Rowing races are never, EVER, dull.
Here’s where focus and persistence and mental toughness come in. Don’t look out of the boat. It costs your crew a second every time you do this. (Is rubbernecking a flipped boat worth a second? I think not.) Stay present--don’t think about that big sip of water you desperately need or wonder what the stain is on the back of your teammate’s racing jersey. Think about it when you are done.
Sometimes staying with it is easy, sometimes it’s more of a fight than you can imagine, but here’s where races are won and lost. Even if you are dead last, continue to race your race. Your competitors could mess up enough to give you an advantage. Only admit defeat after you have been defeated at the finish. Never before.
Not to be discouraging, dear Novice Rower, but during a race your body will likely hurt in a way that can defy description. This happens to every rower who is rowing his/her heart out. World champion rowers face the same thing.
Know this: your mind will always give up before your body. We can all row harder and faster than we do. Have confidence in your training, in yourself, and fight the fear that you won’t be able to finish. It will get easier with experience, as you finish more hard practices and more races with your body and mind intact. Staying focused on the task at hand (as I do after leaving the dock and on my way to the start) helps me combat this.

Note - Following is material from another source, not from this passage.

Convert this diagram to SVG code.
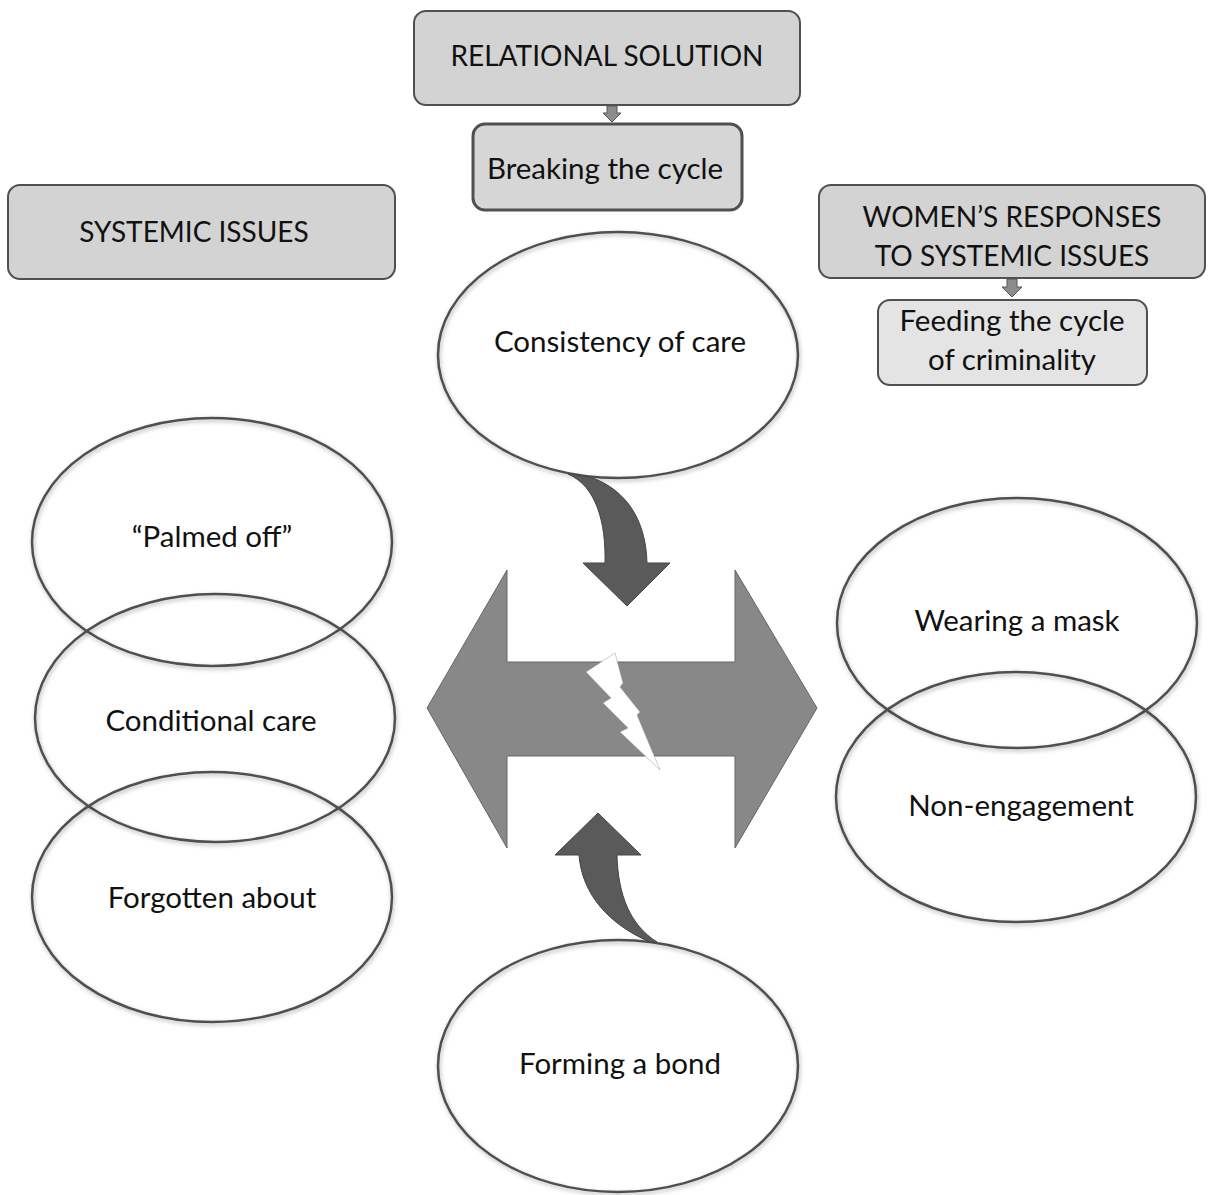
<svg xmlns="http://www.w3.org/2000/svg" width="1209" height="1195" viewBox="0 0 1209 1195">
<defs>
<filter id="sh" x="-10%" y="-10%" width="120%" height="125%">
<feDropShadow dx="1" dy="2" stdDeviation="2" flood-color="#000" flood-opacity="0.3"/>
</filter>
<style>
.box{fill:#d3d3d3;stroke:#505050;stroke-width:2}
.ell{fill:none;stroke:#505050;stroke-width:2.5;filter:url(#sh)}
.t{font-family:Lato,"Open Sans",sans-serif;font-size:29.5px;fill:#111;text-anchor:middle}
.c{font-size:28px}
.sm{fill:#8c8c8c;stroke:#555;stroke-width:1}
.dk{fill:#5a5a5a;stroke:#444;stroke-width:1}
</style>
</defs>
<rect width="1209" height="1195" fill="#fff"/>
<g id="relational-solution"><rect class="box" x="414" y="11" width="386" height="94" rx="12"/><text class="t c" x="607" y="66">RELATIONAL SOLUTION</text></g>
<g id="breaking-the-cycle"><rect class="box" x="473" y="124" width="269" height="86" rx="12" style="stroke-width:3;fill:#d6d6d6"/><text class="t" x="605" y="179">Breaking the cycle</text></g>
<g id="systemic-issues"><rect class="box" x="8" y="185" width="387" height="94" rx="12"/><text class="t c" x="194" y="242">SYSTEMIC ISSUES</text></g>
<g id="womens-responses"><rect class="box" x="819" y="185" width="386" height="93" rx="12"/><text class="t c" x="1012" y="227">WOMEN’S RESPONSES</text><text class="t c" x="1012" y="266">TO SYSTEMIC ISSUES</text></g>
<g id="feeding-the-cycle"><rect class="box" x="878" y="300" width="269" height="85" rx="12" style="fill:#e4e4e4"/><text class="t" x="1012" y="331">Feeding the cycle</text><text class="t" x="1012" y="370">of criminality</text></g>
<g id="consistency-of-care"><ellipse class="ell" cx="618" cy="355" rx="180" ry="123"/><text class="t" x="620" y="352">Consistency of care</text></g>
<g id="palmed-off"><ellipse class="ell" cx="212" cy="542" rx="180" ry="124"/><text class="t" x="212" y="547">“Palmed off”</text></g>
<g id="conditional-care"><ellipse class="ell" cx="215" cy="718" rx="180" ry="124"/><text class="t" x="211" y="731">Conditional care</text></g>
<g id="forgotten-about"><ellipse class="ell" cx="212" cy="897" rx="180" ry="125"/><text class="t" x="212" y="908">Forgotten about</text></g>
<g id="wearing-a-mask"><ellipse class="ell" cx="1017" cy="623" rx="180" ry="125"/><text class="t" x="1017" y="631">Wearing a mask</text></g>
<g id="non-engagement"><ellipse class="ell" cx="1016" cy="797" rx="180" ry="125"/><text class="t" x="1021" y="816">Non-engagement</text></g>
<g id="forming-a-bond"><ellipse class="ell" cx="618" cy="1066" rx="180" ry="126"/><text class="t" x="620" y="1074">Forming a bond</text></g>
<g id="connectors">
<path class="sm" d="M607 106 L617 106 L617 113 L621 113 L612 122 L603 113 L607 113 Z"/>
<path class="sm" d="M1007 279 L1017 279 L1017 287 L1022 287 L1012 297 L1002 287 L1007 287 Z"/>
<path class="sm" style="fill:#888;stroke:#666" d="M427 708 L507 570 L507 662 L735 662 L735 570 L817 708 L735 848 L735 756 L507 756 L507 848 Z"/>
<path fill="#fff" stroke="#999" stroke-width="0.5" d="M615 653 L586 672 L611 698 L603 703 L628 728 L620 732 L660 770 L637 715 L640 712 L620 687 L623 683 Z"/>
<path class="dk" d="M568 474 C596 486 606 522 605 563 L583 563 L627 606 L670 563 L647 563 C646 522 628 490 590 477 Z"/>
<path class="dk" d="M579 855 L555 855 L598 813 L641 855 L617 855 C618 895 630 925 657 942 L650 942 C610 925 582 895 579 855 Z"/>
</g>
</svg>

Sometimes before you know it, the sprint is upon you. With 500-250 meters remaining, you’ll increase your stroke rating by 2-4 strokes per minute and make a mad dash for the finish. If you’ve raced hard these will hurt like crazy. It’s possible that you’ll really want to stop now, you’ll want to slack off, you’ll want to look around for the finish line. Don’t. Stay focused. Try to stay calm. Try to pull absolutely as hard as you can. Your core will want to collapse here, but sit up straight (two words: more sit-ups!). Know that it will all be over in 1-2 minutes. Stay mentally sharp, keep your strokes clean, and resist the urge to fall apart.
The finish is usually marked with an air horn, sounded by a referee or volunteer “off stage,” off the race course. Don’t stop rowing before your horn blows and your coxswain/bow tells you it’s over. Laying off early, looking around, and stopping at another horn instead of your own are natural reactions when you want to make the pain stop. They'll also lose you races. Resist resist resist. Be sure you are really done before you stop rowing.
Yet “the end” is not “the end”! If you are on a short race course, you may have to row off the course quickly to make room for other boats finishing. Pay attention to your cox or bow and continue to listen for instructions. Like world class rowers, you’ll have to row your boat back to the dock, pull it out of the water, and carry it to slings or to your trailer or to your boathouse.
I love this part of rowing—that the work continues for everyone until you set your boat down. Teammates celebrate wins, comfort each other in loss, talk about the highs and lows, and get ready to do it all over again.